In opening a conference on counterintelligence in March 2005, former president George H.W. Bush, who headed the CIA from 1975 to 1977, said, “It burns me up to see the agency under fire.” Recent criticism, Bush said, reminded him of the 1970s, when Congress “unleashed a bunch of untutored little jerks out there” to investigate the CIA’s involvement in domestic spying, assassinations, and other illegal activities, and subsequently passed laws to prevent abuses.

Bush was referring to the activities of the U.S. Senate’s Select Committee to Study Governmental Operations With Respect to Intelligence Activities, commonly known as the Church Committee after its chair, Idaho Democratic senator Frank Church. Among other things, the committee’s 1976 report detailed the workings of the infamous COINTELPRO, an FBI domestic spying program on Civil Rights leaders, anti-war groups, and anyone else who rubbed J. Edgar Hoover the wrong way. The report also detailed illegal domestic activities by the CIA and military intelligence. A simultaneous—and even more contentious—investigation was carried out in the House by the Select Committee on Intelligence, which also came to bear the name of it chair, New York Democratic congressman Otis Pike. The Pike Report focused on the CIA covert actions, as well as on the CIA’s overall effectiveness and its budget.

Within days of the 9-11 attacks, officials of Bush the younger’s administration and former intelligence chiefs were on the talk shows denouncing the “chilling effect” of the congressional investigations of the 1970s, and of subsequent halfhearted efforts to regulate the work of the intelligence agencies. Paul Bremer, the future head of the Iraq occupation, who had chaired the National Commission on Terrorism from 1998 to 2000, said on CNN that the Church Committee did “a lot of damage to our intelligence services. . . . And the more recent problem was that the previous administration put into effect guidelines which restricted the ability of CIA agents to go after . . . terrorist spies.”

Congress lost no time in repealing these rather toothless earlier guidelines, along with a host of other restrictions, especially those safeguarding the privacy of electronic communications. The Senate passed the Combating Terrorism Act of 2001 on September 13, one of its first actions in response to the attacks.

Between 1960 and 1974, the FBI conducted half a million investigations of so-called subversives, without a single conviction, and maintained files on well over a million Americans. The FBI tapped phones, opened mail, planted bugs, and burglarized homes and offices. At least 26,000 individuals were at one point catalogued on an FBI list of persons to be rounded up in the event of a “national emergency.” Hoover was particularly obsessed with Martin Luther King and the civil rights movement, which he thought was influenced by communists. The FBI proceeded to undermine the civil rights movement, planting agents among the Freedom Riders (and also the Ku Klux Klan). Hoover put spies into the ranks of labor activists and of Democratic Party insurgents during the 1964 presidential campaign.

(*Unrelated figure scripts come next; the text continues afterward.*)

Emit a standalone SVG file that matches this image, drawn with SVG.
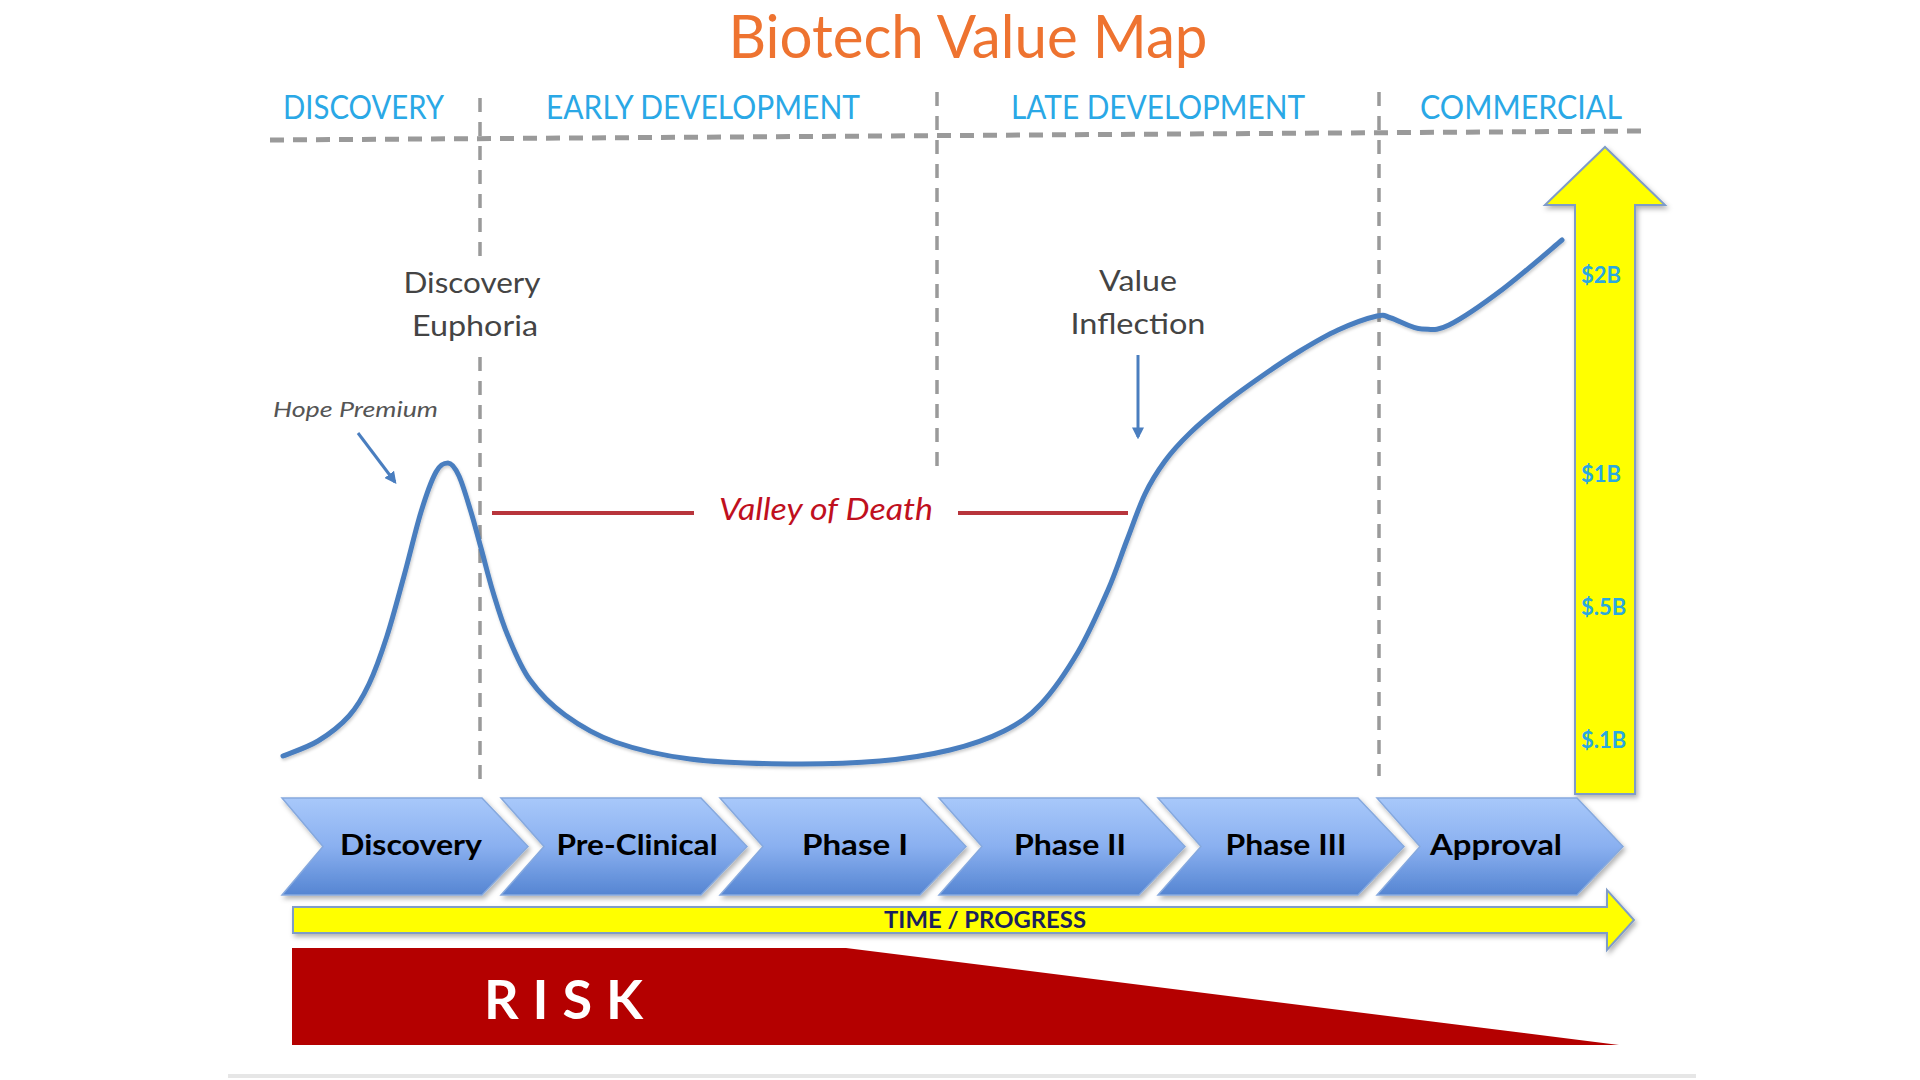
<svg xmlns="http://www.w3.org/2000/svg" width="1920" height="1080" viewBox="0 0 1920 1080">
<defs>
<style>
text{font-family:Lato,"Open Sans","Liberation Sans",sans-serif}
.title{font-size:60px;fill:#EE7330}
.phase{font-size:33px;fill:#2AA8E6}
.note{font-size:29px;fill:#444}
.hope{font-size:22px;fill:#555;font-style:italic}
.valley{font-size:31px;fill:#C0101E;font-style:italic}
.money{font-size:22px;font-weight:bold;fill:#2AA8E0}
.chev{fill:url(#chevGrad);stroke:#86A9DE;stroke-width:1.5;filter:url(#shadow)}
.chevtxt{font-size:29px;font-weight:bold;fill:#000;text-anchor:middle}
.vdash{stroke:#9A9A9A;stroke-width:3.5;stroke-dasharray:14 10;fill:none}
.hdash{stroke:#9A9A9A;stroke-width:5;stroke-dasharray:14 9;fill:none}
.curve{fill:none;stroke:#4A7EBF;stroke-width:5;stroke-linecap:round;filter:url(#shadow2)}
.ptr{stroke:#4A7EBF;stroke-width:3;fill:none;marker-end:url(#ah)}
.vod{stroke:#B8353C;stroke-width:4}
.yel{fill:#FFFF00;stroke:#7F9CC8;stroke-width:2;filter:url(#shadow)}
</style>
<linearGradient id="chevGrad" x1="0" y1="0" x2="0" y2="1">
<stop offset="0" stop-color="#A8C8FA"/>
<stop offset="0.5" stop-color="#8AB0F0"/>
<stop offset="1" stop-color="#5585D2"/>
</linearGradient>
<filter id="shadow" x="-5%" y="-10%" width="115%" height="130%">
<feDropShadow dx="2" dy="3" stdDeviation="2.5" flood-color="#000" flood-opacity="0.3"/>
</filter>
<filter id="shadow2" x="-5%" y="-5%" width="110%" height="115%">
<feDropShadow dx="1" dy="2" stdDeviation="1.5" flood-color="#000" flood-opacity="0.2"/>
</filter>
<marker id="ah" viewBox="0 0 10 10" refX="8" refY="5" markerWidth="4" markerHeight="4" orient="auto">
<path d="M0,0 L10,5 L0,10 z" fill="#4A7EBF"/>
</marker>
</defs>
<rect width="1920" height="1080" fill="#FFFFFF"/>

<g id="title">
<text class="title" x="968" y="58" text-anchor="middle" textLength="479" lengthAdjust="spacingAndGlyphs">Biotech Value Map</text>
</g>

<g id="stage-headers">
<text class="phase" x="283" y="119" textLength="161" lengthAdjust="spacingAndGlyphs">DISCOVERY</text>
<text class="phase" x="546" y="119" textLength="314" lengthAdjust="spacingAndGlyphs">EARLY DEVELOPMENT</text>
<text class="phase" x="1011" y="119" textLength="294" lengthAdjust="spacingAndGlyphs">LATE DEVELOPMENT</text>
<text class="phase" x="1420" y="119" textLength="202" lengthAdjust="spacingAndGlyphs">COMMERCIAL</text>
</g>

<g id="grid-lines">
<line class="hdash" x1="270" y1="140" x2="1641" y2="131"/>
<line class="vdash" x1="480" y1="98" x2="480" y2="256"/>
<line class="vdash" x1="480" y1="357" x2="480" y2="784"/>
<line class="vdash" x1="937" y1="92" x2="937" y2="471"/>
<line class="vdash" x1="1379" y1="92" x2="1379" y2="776"/>
</g>

<g id="value-axis">
<polygon class="yel" points="1575,794 1575,205 1545,205 1605,147 1665,205 1635,205 1635,794"/>
<text class="money" x="1581" y="283">$2B</text>
<text class="money" x="1581" y="482">$1B</text>
<text class="money" x="1581" y="615">$.5B</text>
<text class="money" x="1581" y="748">$.1B</text>
</g>

<g id="connectors">
<path class="curve" d="M283,756 C288.8,753.5 307,747.7 318,741 C329,734.3 340.5,725.5 349,716 C357.5,706.5 362.7,697.3 369,684 C375.3,670.7 381.2,654 387,636 C392.8,618 398.3,596.7 404,576 C409.7,555.3 415.7,529.3 421,512 C426.3,494.7 431.5,480.2 436,472 C440.5,463.8 444.2,463 448,463 C451.8,463 455.2,467.8 459,476 C462.8,484.2 467.3,500 471,512 C474.7,524 477.3,534.7 481,548 C484.7,561.3 488.5,577.3 493,592 C497.5,606.7 501.8,621.3 508,636 C514.2,650.7 520.5,666.8 530,680 C539.5,693.2 550.8,704.7 565,715 C579.2,725.3 594.2,734.7 615,742 C635.8,749.3 660.8,755.3 690,759 C719.2,762.7 758.3,763.7 790,764 C821.7,764.3 853.3,763.3 880,761 C906.7,758.7 929.3,755 950,750 C970.7,745 988.8,738.7 1004,731 C1019.2,723.3 1028.7,717.2 1041,704 C1053.3,690.8 1066.8,671 1078,652 C1089.2,633 1099.8,608.7 1108,590 C1116.2,571.3 1120.8,556 1127,540 C1133.2,524 1138.7,507.2 1145,494 C1151.3,480.8 1157.5,471.2 1165,461 C1172.5,450.8 1180,442.7 1190,433 C1200,423.3 1213,412.5 1225,403 C1237,393.5 1249.5,384.7 1262,376 C1274.5,367.3 1287.3,358.7 1300,351 C1312.7,343.3 1325.2,335.8 1338,330 C1350.8,324.2 1368.2,318 1377,316 C1385.8,314 1383.5,315.8 1391,318 C1398.5,320.2 1412.3,329 1422,329 C1431.7,329 1435.5,331.7 1449,325 C1462.5,318.3 1484.2,303.2 1503,289 C1521.8,274.8 1552.2,248.2 1562,240"/>
<line class="ptr" x1="358" y1="433" x2="395" y2="482"/>
<line class="ptr" x1="1138" y1="355" x2="1138" y2="437"/>
<line class="vod" x1="492" y1="513" x2="694" y2="513"/>
<line class="vod" x1="958" y1="513" x2="1128" y2="513"/>
</g>

<g id="discovery-euphoria">
<rect x="400" y="262" width="150" height="90" fill="#FFFFFF"/>
<text class="note" x="472" y="293" text-anchor="middle" textLength="137" lengthAdjust="spacingAndGlyphs">Discovery</text>
<text class="note" x="475" y="336" text-anchor="middle" textLength="126" lengthAdjust="spacingAndGlyphs">Euphoria</text>
</g>

<g id="hope-premium">
<text class="hope" x="273" y="417" textLength="165" lengthAdjust="spacingAndGlyphs">Hope Premium</text>
</g>

<g id="value-inflection">
<text class="note" x="1138" y="291" text-anchor="middle" textLength="78" lengthAdjust="spacingAndGlyphs">Value</text>
<text class="note" x="1138" y="334" text-anchor="middle" textLength="135" lengthAdjust="spacingAndGlyphs">Inflection</text>
</g>

<g id="valley-of-death">
<text class="valley" x="719" y="520" textLength="214" lengthAdjust="spacingAndGlyphs">Valley of Death</text>
</g>

<g id="chevron-discovery">
<polygon class="chev" points="282,798 482,798 528,846.5 482,895 282,895 323,846.5"/>
<text class="chevtxt" x="411" y="855" textLength="142" lengthAdjust="spacingAndGlyphs">Discovery</text>
</g>
<g id="chevron-preclinical">
<polygon class="chev" points="501,798 701,798 747,846.5 701,895 501,895 544,846.5"/>
<text class="chevtxt" x="637" y="855" textLength="161" lengthAdjust="spacingAndGlyphs">Pre-Clinical</text>
</g>
<g id="chevron-phase1">
<polygon class="chev" points="720,798 920,798 966,846.5 920,895 720,895 763,846.5"/>
<text class="chevtxt" x="855" y="855" textLength="106" lengthAdjust="spacingAndGlyphs">Phase I</text>
</g>
<g id="chevron-phase2">
<polygon class="chev" points="939,798 1139,798 1185,846.5 1139,895 939,895 982,846.5"/>
<text class="chevtxt" x="1070" y="855" textLength="112" lengthAdjust="spacingAndGlyphs">Phase II</text>
</g>
<g id="chevron-phase3">
<polygon class="chev" points="1158,798 1358,798 1404,846.5 1358,895 1158,895 1201,846.5"/>
<text class="chevtxt" x="1286" y="855" textLength="121" lengthAdjust="spacingAndGlyphs">Phase III</text>
</g>
<g id="chevron-approval">
<polygon class="chev" points="1377,798 1577,798 1623,846.5 1577,895 1377,895 1420,846.5"/>
<text class="chevtxt" x="1496" y="855" textLength="132" lengthAdjust="spacingAndGlyphs">Approval</text>
</g>

<g id="time-progress">
<polygon class="yel" points="293,907 1607,907 1607,890 1634,920 1607,950 1607,933 293,933"/>
<text x="985" y="928" text-anchor="middle" font-size="22" font-weight="bold" fill="#1A1F5E" textLength="202" lengthAdjust="spacingAndGlyphs">TIME / PROGRESS</text>
</g>

<g id="risk">
<polygon points="292,948 846,948 1619,1045 292,1045" fill="#B40000"/>
<text x="484" y="1019" font-size="54" font-weight="bold" fill="#FFFFFF" textLength="159" lengthAdjust="spacing">RISK</text>
</g>

<line x1="228" y1="1076" x2="1696" y2="1076" stroke="#E6E6E6" stroke-width="4"/>
</svg>
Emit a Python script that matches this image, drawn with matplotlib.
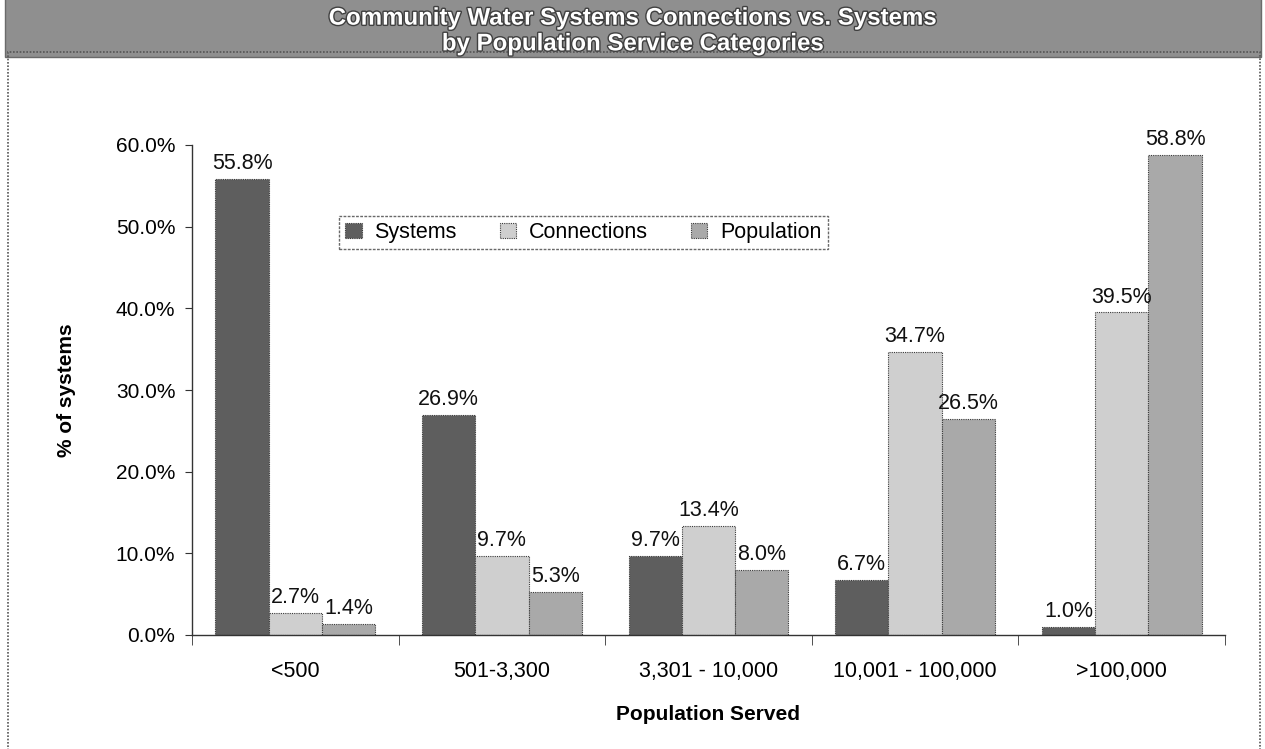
import matplotlib
matplotlib.use('Agg')
import matplotlib.pyplot as plt
import matplotlib.patheffects as pe
import numpy as np
from matplotlib.patches import Rectangle

categories = ['<500', '501-3,300', '3,301 - 10,000', '10,001 - 100,000', '>100,000']
systems = [55.8, 26.9, 9.7, 6.7, 1.0]
connections = [2.7, 9.7, 13.4, 34.7, 39.5]
population = [1.4, 5.3, 8.0, 26.5, 58.8]
series_names = ['Systems', 'Connections', 'Population']
yticks = [0, 10, 20, 30, 40, 50, 60]

plt.rcParams['font.family'] = ['Liberation Sans', 'DejaVu Sans']

fig = plt.figure(figsize=(12.65, 7.49), dpi=100)

# grey title band across the top with outlined white lettering
band = Rectangle((0.004, 1 - 57 / 749.), 0.993, 57 / 749. + 0.01, transform=fig.transFigure,
                 facecolor='#8f8f8f', edgecolor='#6a6a6a', lw=1, zorder=0)
fig.patches.append(band)
border = Rectangle((0.006, -0.01), 0.99, 0.94, transform=fig.transFigure,
                   facecolor='none', edgecolor='#555555', lw=1.2, linestyle=(0, (1, 1)), zorder=0)
fig.patches.append(border)
fig.text(0.5, 1 - 31 / 749., 'Community Water Systems Connections vs. Systems\nby Population Service Categories',
         ha='center', va='center', fontsize=17.3, fontweight='bold', color='white',
         linespacing=1.15, path_effects=[pe.withStroke(linewidth=2, foreground='#404040')])

ax = fig.add_axes([192 / 1265., 1 - 635 / 749., (1225 - 192) / 1265., (635 - 145) / 749.])

x = np.arange(len(categories))
w = 0.258
colors = ['#5e5e5e', '#cfcfcf', '#a9a9a9']
for i, (vals, c) in enumerate(zip([systems, connections, population], colors)):
    bars = ax.bar(x + (i - 1) * w, vals, w, color=c, edgecolor='#3a3a3a', lw=0.8,
                  linestyle=(0, (1, 1)), label=series_names[i], zorder=2)
    for b, v in zip(bars, vals):
        ax.text(b.get_x() + b.get_width() / 2, v + 0.6, '%.1f%%' % v,
                ha='center', va='bottom', fontsize=15.5, color='#111111')

ax.set_xlim(-0.5, len(categories) - 0.5)
ax.set_ylim(0, 60)
ax.set_yticks(yticks)
ax.set_yticklabels(['%.1f%%' % t for t in yticks], fontsize=15)
ax.set_xticks(x)
ax.set_xticklabels(categories, fontsize=15.5)
ax.set_xticks(np.arange(len(categories) + 1) - 0.5, minor=True)
ax.tick_params(axis='x', which='major', length=0, pad=19)
ax.tick_params(axis='x', which='minor', length=7, direction='out', color='#333333')
ax.tick_params(axis='y', length=5, color='#333333', pad=7)
for s in ['top', 'right']:
    ax.spines[s].set_visible(False)
for s in ['left', 'bottom']:
    ax.spines[s].set_color('#333333')
    ax.spines[s].set_linewidth(1)

ax.set_ylabel('% of systems', fontsize=15, fontweight='bold', labelpad=29)
ax.set_xlabel('Population Served', fontsize=15, fontweight='bold', labelpad=16)

lgd = ax.legend(loc='center', bbox_to_anchor=(0.379, 0.8215), ncol=3, fontsize=15.5,
                frameon=True, fancybox=False, handlelength=0.75, handleheight=0.75,
                borderpad=0.3, columnspacing=2.0, handletextpad=0.6)
lgd.get_frame().set_edgecolor('#444444')
lgd.get_frame().set_linestyle((0, (2, 1)))
lgd.get_frame().set_linewidth(1)

fig.savefig('out.png', dpi=100)
plt.close()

Meanwhile, the CIA began spying domestically. The Agency planted informants of its own within the United States, especially on college campuses. Between 1953 and 1973, they opened and photographed nearly a quarter of a million first-class letters, producing an index of nearly 1.5 million names. Under something called Operation CHAOS, separate files were created on approximately 7,200 Americans and over 100 domestic groups. In 1964, the CIA even created a secret arm called the Domestic Operations Division, the very name of which flew in the face of its legal charter. Back then, there were no “communications problems” between the two agencies.


In documenting all this, the Church Committee concluded the intelligence community had engaged in actions “which had no conceivable rational relationship to either national security or violent activity.” The report of the House’s Pike Committee documented a history of CIA covert actions, as well as notable intelligence failures. As a result the CIA got out of domestic spying and the FBI supposedly pulled back from its orgy of homeland snooping. Some rather modest oversight was applied, the most important of which led to the creation of the “the wall.” This refers to application of the Foreign Intelligence Surveillance Act (FISA). FISA was enacted in 1978, in the wake of the congressional investigations, as a compromise that would allow the FBI and other domestic law enforcement to carry out counterintelligence operations while putting some sort of restraints on COINTELPRO-type abuses. Under FISA, the FBI could continue to do things like conduct searches and tap phones without traditional search warrants and without probable cause, as long as agents were targeting terrorists, spies, or other purported enemies of the United States, and as long as they got permission from a secret FISA court.